MSF Emergency Team starts medical assistance in Mozambique

Response to be scaled up shortly
 
After two-and-a-half days on the ground in very challenging circumstances, the MSF emergency team in Beira, Mozambique managed to move from needs-assessment phase to initial medical assistance phase on Thursday (21 March).
 
First day of activity was quite limited. But this is to be expected as only today we managed to get our first (relatively small) consignment of medical supplies to Beira.
 
According to United Nations Office for the Coordination of Humanitarian Affairs (UN-OCHA), there have been 202 dead, 1,500 injured and 600,000 affected due to cyclone Idai in Mozambique. The scale of the needs is simply massive, and in the coming days and weeks the MSF response will scale up enormously.
 
A team of 6 emergency-experienced staff is on the ground in Beira now. MSF is sending more of its best emergency-experienced teams to the flood-affected areas.
 
In rural areas around Beira, we eagerly await the arrival of further MSF emergency teams as there are almost certainly huge needs in multiple places.
 
With a lessening in intensity of the rain, several dams that were planned to be opened to avoid dam-collapse may not need to be opened. This is still precarious, but may be one of the first pieces of good news.
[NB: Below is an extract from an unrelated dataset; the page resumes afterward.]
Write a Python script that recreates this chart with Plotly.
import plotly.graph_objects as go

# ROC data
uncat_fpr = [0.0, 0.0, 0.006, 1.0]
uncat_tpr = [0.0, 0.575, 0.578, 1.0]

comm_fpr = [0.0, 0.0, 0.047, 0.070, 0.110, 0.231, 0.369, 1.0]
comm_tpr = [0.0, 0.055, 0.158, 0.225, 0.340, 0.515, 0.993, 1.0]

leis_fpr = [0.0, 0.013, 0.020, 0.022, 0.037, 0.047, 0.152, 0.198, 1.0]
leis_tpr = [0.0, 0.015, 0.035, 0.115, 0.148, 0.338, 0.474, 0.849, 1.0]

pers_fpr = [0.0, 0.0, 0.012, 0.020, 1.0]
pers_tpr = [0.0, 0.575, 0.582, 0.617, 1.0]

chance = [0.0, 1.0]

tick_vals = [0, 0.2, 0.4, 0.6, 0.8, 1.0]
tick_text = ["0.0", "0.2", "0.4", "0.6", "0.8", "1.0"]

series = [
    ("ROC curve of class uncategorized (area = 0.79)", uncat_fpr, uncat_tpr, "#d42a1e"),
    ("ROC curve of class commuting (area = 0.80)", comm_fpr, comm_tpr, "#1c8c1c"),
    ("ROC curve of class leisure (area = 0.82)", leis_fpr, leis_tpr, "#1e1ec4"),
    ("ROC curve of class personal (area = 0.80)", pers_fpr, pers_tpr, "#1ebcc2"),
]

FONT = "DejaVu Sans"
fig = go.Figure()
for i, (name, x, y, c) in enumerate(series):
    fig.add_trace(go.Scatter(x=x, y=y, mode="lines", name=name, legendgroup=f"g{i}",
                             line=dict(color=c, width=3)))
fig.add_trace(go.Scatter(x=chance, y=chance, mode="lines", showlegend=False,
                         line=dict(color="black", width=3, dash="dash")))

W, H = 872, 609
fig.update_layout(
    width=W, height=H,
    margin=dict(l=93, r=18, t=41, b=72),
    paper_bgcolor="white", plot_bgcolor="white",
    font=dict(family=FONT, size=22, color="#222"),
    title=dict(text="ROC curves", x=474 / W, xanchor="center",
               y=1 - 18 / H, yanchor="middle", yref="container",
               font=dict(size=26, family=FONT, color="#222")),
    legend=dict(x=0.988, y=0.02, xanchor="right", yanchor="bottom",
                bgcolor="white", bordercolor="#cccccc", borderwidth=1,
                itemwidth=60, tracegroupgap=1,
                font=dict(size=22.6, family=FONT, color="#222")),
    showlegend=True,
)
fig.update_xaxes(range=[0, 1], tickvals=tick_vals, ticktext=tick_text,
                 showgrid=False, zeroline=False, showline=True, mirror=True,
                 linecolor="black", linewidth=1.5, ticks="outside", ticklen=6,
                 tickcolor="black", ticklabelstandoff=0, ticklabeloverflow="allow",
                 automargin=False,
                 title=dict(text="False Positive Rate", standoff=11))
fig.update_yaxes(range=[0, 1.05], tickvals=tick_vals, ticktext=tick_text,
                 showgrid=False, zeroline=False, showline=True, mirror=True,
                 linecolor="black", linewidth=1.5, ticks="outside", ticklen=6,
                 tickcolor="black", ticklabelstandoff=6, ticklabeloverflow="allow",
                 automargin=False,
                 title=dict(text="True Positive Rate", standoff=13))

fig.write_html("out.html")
Other rivers bursting their banks still possible, so we should not think this is anything like over yet.
 
For coming days, we will continue and expand mobile clinic activities in settlements where people whose houses were destroyed have gathered.
 
We will install makeshift roofs on two health centres in low-income neighbourhoods of Beira. In one of these centres MSF was providing HIV care before the cyclone hit.
 
We have also activated massive mobilisation of MSF’s emergency supply systems. There will be more cargo (medical supplies and relief items) to arrive, which will enable expansion of activities. Big orders of medical and non-medical emergency-response essentials are being prepared and will be dispatched as soon as possible to Mozambique.
 
At the moment our main concerns remain to be safe drinking water, healthcare in general, access to disaster zone as well the situation outside Beira.